BEGIN ENTRIES SUPPLIED
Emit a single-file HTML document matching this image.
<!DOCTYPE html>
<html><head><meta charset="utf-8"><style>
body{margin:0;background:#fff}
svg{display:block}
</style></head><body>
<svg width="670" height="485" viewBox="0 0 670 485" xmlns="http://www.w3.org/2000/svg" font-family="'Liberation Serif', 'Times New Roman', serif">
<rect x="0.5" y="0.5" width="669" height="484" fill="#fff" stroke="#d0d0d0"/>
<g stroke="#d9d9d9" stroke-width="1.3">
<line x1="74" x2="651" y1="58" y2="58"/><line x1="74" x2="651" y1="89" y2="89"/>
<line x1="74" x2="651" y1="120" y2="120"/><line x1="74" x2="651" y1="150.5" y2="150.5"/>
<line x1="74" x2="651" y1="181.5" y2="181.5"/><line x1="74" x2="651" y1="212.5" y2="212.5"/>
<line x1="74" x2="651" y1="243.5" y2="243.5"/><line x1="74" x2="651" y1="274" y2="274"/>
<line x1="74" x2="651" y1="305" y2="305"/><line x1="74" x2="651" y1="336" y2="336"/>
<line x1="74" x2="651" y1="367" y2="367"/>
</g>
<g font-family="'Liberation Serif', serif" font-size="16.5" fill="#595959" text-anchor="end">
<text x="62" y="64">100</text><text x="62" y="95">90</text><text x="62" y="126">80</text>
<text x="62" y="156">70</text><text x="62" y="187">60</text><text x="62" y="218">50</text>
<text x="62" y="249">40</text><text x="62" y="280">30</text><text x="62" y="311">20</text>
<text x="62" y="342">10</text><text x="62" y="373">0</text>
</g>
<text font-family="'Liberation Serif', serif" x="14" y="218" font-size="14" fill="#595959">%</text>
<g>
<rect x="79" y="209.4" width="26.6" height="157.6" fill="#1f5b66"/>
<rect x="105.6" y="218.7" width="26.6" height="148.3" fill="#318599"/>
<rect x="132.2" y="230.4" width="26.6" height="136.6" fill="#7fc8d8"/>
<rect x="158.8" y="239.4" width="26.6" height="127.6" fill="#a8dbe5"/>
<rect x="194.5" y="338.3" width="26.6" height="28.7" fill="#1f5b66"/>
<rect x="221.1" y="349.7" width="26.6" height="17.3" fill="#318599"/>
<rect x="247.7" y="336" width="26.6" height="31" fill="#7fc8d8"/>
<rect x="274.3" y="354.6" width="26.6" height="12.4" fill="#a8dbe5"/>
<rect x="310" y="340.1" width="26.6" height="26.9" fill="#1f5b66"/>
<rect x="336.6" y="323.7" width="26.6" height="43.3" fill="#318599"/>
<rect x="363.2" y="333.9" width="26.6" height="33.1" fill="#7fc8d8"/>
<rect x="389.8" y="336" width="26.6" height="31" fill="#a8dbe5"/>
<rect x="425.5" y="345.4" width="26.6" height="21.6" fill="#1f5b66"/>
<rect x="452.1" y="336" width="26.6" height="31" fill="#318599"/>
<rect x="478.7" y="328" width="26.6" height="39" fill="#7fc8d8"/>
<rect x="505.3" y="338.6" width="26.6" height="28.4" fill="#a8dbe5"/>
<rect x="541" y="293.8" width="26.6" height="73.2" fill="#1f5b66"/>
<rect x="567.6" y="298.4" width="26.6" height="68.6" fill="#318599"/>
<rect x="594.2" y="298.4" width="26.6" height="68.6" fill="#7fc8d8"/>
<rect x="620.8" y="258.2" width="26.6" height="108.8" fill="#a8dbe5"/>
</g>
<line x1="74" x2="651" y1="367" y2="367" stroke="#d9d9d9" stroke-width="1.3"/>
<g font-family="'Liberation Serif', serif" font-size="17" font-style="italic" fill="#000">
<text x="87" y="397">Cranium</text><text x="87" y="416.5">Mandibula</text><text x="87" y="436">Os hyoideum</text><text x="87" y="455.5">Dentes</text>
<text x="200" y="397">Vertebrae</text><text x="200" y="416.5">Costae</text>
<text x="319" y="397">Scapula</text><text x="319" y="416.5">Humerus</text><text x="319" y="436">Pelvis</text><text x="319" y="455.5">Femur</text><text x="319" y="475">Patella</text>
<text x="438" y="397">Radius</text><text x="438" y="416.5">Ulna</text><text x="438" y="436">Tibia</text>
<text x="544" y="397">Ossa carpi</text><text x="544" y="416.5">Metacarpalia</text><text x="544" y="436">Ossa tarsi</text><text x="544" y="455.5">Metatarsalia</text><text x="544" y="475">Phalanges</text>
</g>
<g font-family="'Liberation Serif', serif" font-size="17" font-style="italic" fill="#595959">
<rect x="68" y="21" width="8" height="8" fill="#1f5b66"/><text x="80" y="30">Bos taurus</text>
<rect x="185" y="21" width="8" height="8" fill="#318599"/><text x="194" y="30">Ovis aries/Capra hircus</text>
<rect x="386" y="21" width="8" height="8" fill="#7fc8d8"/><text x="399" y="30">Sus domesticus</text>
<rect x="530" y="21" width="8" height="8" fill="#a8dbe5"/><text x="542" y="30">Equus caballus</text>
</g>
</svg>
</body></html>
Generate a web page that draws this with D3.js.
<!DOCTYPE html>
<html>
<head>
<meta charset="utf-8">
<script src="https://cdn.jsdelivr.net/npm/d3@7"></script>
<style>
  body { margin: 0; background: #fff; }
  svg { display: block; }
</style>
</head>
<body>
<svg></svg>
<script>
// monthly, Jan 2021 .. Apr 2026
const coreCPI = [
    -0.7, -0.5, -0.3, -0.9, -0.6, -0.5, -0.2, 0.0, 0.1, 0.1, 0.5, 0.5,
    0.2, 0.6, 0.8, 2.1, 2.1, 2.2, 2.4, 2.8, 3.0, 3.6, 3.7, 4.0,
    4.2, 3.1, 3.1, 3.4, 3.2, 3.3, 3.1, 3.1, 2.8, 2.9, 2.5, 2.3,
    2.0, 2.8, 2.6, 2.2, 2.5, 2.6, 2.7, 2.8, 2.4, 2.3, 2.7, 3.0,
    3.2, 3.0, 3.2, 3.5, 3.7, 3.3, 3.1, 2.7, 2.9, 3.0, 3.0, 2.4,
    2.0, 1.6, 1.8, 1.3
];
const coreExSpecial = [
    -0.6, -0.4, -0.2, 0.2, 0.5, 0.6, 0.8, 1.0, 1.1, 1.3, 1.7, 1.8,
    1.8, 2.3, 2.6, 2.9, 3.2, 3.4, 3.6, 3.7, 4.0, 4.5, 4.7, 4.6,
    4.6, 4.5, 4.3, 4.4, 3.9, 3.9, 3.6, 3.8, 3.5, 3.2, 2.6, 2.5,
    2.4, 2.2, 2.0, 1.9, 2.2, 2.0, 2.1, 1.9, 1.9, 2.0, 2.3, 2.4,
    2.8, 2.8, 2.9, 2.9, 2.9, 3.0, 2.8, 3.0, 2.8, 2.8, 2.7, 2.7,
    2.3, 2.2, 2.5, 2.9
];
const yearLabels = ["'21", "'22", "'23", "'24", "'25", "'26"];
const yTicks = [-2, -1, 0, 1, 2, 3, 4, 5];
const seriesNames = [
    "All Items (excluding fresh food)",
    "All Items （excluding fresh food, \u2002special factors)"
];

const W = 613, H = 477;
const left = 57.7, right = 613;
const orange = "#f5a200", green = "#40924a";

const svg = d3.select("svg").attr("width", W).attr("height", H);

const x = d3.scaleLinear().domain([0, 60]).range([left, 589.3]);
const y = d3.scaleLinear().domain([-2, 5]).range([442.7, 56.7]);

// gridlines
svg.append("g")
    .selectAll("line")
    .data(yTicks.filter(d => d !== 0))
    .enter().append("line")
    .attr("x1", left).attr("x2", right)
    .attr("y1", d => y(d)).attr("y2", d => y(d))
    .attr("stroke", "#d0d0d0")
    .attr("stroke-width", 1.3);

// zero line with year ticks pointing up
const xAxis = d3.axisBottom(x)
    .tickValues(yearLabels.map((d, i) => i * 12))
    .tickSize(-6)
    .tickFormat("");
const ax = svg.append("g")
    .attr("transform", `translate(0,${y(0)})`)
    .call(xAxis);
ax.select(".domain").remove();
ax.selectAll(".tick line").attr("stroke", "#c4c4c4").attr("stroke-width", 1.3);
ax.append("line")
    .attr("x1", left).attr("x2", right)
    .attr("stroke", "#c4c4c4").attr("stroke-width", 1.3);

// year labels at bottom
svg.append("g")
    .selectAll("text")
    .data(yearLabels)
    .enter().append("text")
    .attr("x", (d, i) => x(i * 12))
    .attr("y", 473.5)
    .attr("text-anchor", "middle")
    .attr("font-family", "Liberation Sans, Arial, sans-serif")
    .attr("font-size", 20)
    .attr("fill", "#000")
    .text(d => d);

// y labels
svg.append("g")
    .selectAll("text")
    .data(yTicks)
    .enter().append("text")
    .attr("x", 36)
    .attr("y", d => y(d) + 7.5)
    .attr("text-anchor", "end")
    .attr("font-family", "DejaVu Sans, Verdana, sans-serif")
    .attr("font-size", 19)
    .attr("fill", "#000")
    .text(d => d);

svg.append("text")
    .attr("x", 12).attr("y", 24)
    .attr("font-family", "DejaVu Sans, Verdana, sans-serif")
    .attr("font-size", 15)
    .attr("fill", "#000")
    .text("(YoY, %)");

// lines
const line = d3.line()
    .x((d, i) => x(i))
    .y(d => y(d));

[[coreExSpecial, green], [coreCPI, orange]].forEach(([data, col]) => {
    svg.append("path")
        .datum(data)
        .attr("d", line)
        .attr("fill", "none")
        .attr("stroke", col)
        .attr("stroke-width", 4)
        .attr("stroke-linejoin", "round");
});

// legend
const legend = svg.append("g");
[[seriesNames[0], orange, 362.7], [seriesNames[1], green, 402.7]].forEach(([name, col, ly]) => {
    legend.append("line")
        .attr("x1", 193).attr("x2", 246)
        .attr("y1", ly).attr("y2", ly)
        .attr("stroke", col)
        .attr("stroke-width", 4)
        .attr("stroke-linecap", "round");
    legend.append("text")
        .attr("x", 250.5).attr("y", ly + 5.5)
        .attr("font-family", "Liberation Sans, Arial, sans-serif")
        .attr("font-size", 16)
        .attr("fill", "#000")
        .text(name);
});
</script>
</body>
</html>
END ENTRIES SUPPLIED
BEGIN ENTRIES SUPPLIED
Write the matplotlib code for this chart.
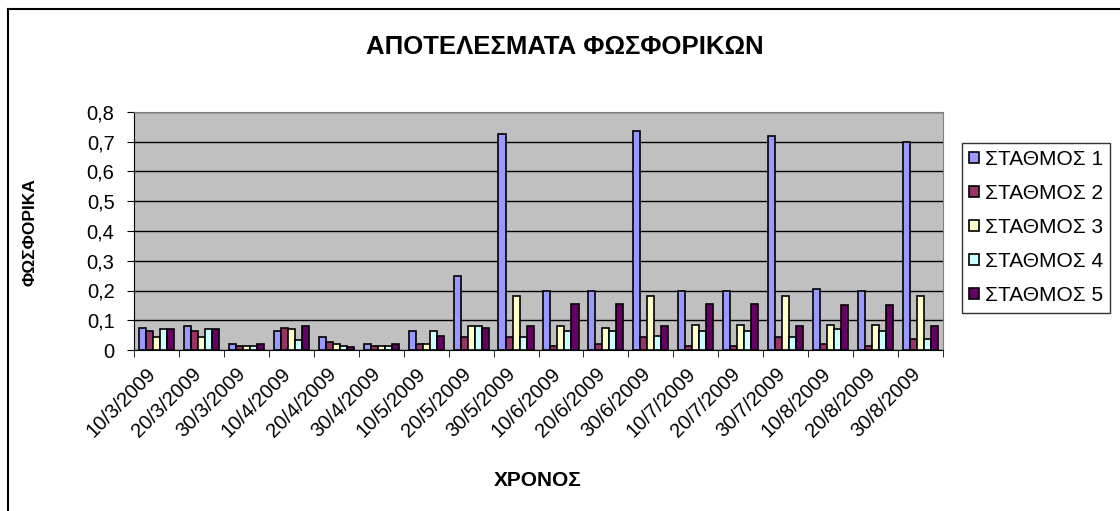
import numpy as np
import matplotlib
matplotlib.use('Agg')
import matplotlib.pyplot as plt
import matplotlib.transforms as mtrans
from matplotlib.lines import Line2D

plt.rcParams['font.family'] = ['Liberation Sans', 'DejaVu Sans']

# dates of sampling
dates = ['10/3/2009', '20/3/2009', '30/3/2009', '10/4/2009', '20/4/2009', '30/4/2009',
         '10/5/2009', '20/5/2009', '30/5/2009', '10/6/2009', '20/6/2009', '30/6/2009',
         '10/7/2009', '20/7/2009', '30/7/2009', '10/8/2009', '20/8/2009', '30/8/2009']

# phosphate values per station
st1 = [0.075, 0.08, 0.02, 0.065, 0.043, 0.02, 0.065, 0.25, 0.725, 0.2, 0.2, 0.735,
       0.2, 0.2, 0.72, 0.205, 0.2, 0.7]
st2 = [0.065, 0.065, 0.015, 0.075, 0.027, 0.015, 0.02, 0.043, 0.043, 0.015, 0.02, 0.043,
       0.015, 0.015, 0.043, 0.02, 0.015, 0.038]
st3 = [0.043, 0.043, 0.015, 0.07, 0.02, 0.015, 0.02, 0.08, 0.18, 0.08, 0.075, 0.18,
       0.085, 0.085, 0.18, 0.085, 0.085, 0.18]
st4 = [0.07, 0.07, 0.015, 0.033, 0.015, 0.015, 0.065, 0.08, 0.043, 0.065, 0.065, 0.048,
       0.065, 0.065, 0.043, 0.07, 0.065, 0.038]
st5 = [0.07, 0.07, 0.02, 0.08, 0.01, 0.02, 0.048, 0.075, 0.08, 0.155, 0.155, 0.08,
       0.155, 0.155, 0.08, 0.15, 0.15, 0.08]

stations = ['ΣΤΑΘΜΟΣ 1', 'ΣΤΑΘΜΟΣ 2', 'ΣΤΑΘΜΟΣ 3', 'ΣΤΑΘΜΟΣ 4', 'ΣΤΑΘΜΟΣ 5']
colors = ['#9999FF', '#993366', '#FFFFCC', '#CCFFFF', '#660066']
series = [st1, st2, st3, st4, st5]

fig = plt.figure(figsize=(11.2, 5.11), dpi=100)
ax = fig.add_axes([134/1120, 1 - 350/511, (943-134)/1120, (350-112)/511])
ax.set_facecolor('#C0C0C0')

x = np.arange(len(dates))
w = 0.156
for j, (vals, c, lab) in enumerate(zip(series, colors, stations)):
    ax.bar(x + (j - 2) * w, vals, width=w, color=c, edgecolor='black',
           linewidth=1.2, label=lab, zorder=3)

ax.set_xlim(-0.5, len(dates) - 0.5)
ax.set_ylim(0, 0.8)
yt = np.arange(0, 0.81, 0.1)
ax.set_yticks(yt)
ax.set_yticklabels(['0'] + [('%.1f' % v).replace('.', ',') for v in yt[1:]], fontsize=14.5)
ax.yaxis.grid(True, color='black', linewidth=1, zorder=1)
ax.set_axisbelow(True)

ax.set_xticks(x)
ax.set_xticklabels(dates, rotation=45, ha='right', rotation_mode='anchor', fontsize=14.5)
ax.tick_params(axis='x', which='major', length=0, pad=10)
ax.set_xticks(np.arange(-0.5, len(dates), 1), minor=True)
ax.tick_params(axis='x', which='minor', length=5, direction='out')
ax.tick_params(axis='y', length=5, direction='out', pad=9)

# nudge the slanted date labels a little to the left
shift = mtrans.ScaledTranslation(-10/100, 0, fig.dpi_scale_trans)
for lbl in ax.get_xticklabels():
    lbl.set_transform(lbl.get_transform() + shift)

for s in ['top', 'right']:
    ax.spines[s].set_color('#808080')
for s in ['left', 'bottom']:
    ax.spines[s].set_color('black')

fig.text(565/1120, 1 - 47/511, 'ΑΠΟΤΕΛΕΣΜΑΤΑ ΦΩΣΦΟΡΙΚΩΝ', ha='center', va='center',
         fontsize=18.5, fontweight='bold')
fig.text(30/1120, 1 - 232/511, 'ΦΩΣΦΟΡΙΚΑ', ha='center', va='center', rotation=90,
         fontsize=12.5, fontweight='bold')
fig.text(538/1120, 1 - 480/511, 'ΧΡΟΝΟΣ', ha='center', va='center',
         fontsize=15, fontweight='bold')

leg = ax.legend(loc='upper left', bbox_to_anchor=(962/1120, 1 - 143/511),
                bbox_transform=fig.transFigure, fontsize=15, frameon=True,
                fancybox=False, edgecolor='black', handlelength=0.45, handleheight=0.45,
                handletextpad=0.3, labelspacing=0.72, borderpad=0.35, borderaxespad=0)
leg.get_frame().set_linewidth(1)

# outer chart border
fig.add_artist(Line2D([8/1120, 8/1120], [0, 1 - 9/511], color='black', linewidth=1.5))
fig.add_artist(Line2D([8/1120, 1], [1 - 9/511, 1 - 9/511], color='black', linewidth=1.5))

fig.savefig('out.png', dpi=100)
END ENTRIES SUPPLIED
● **STATED PROBLEM**
Transcribe, exactly and without additions, the lines of the records above, beginning with the line that contains "Generate a web" and ending with the line that contains "const y = d3.scaleLinear().domain([-2, 5]).range([442.7, 56.7]);", both included.

● **TASK ANSWER**
Generate a web page that draws this with D3.js.
<!DOCTYPE html>
<html>
<head>
<meta charset="utf-8">
<script src="https://cdn.jsdelivr.net/npm/d3@7"></script>
<style>
  body { margin: 0; background: #fff; }
  svg { display: block; }
</style>
</head>
<body>
<svg></svg>
<script>
// monthly, Jan 2021 .. Apr 2026
const coreCPI = [
    -0.7, -0.5, -0.3, -0.9, -0.6, -0.5, -0.2, 0.0, 0.1, 0.1, 0.5, 0.5,
    0.2, 0.6, 0.8, 2.1, 2.1, 2.2, 2.4, 2.8, 3.0, 3.6, 3.7, 4.0,
    4.2, 3.1, 3.1, 3.4, 3.2, 3.3, 3.1, 3.1, 2.8, 2.9, 2.5, 2.3,
    2.0, 2.8, 2.6, 2.2, 2.5, 2.6, 2.7, 2.8, 2.4, 2.3, 2.7, 3.0,
    3.2, 3.0, 3.2, 3.5, 3.7, 3.3, 3.1, 2.7, 2.9, 3.0, 3.0, 2.4,
    2.0, 1.6, 1.8, 1.3
];
const coreExSpecial = [
    -0.6, -0.4, -0.2, 0.2, 0.5, 0.6, 0.8, 1.0, 1.1, 1.3, 1.7, 1.8,
    1.8, 2.3, 2.6, 2.9, 3.2, 3.4, 3.6, 3.7, 4.0, 4.5, 4.7, 4.6,
    4.6, 4.5, 4.3, 4.4, 3.9, 3.9, 3.6, 3.8, 3.5, 3.2, 2.6, 2.5,
    2.4, 2.2, 2.0, 1.9, 2.2, 2.0, 2.1, 1.9, 1.9, 2.0, 2.3, 2.4,
    2.8, 2.8, 2.9, 2.9, 2.9, 3.0, 2.8, 3.0, 2.8, 2.8, 2.7, 2.7,
    2.3, 2.2, 2.5, 2.9
];
const yearLabels = ["'21", "'22", "'23", "'24", "'25", "'26"];
const yTicks = [-2, -1, 0, 1, 2, 3, 4, 5];
const seriesNames = [
    "All Items (excluding fresh food)",
    "All Items （excluding fresh food, \u2002special factors)"
];

const W = 613, H = 477;
const left = 57.7, right = 613;
const orange = "#f5a200", green = "#40924a";

const svg = d3.select("svg").attr("width", W).attr("height", H);

const x = d3.scaleLinear().domain([0, 60]).range([left, 589.3]);
const y = d3.scaleLinear().domain([-2, 5]).range([442.7, 56.7]);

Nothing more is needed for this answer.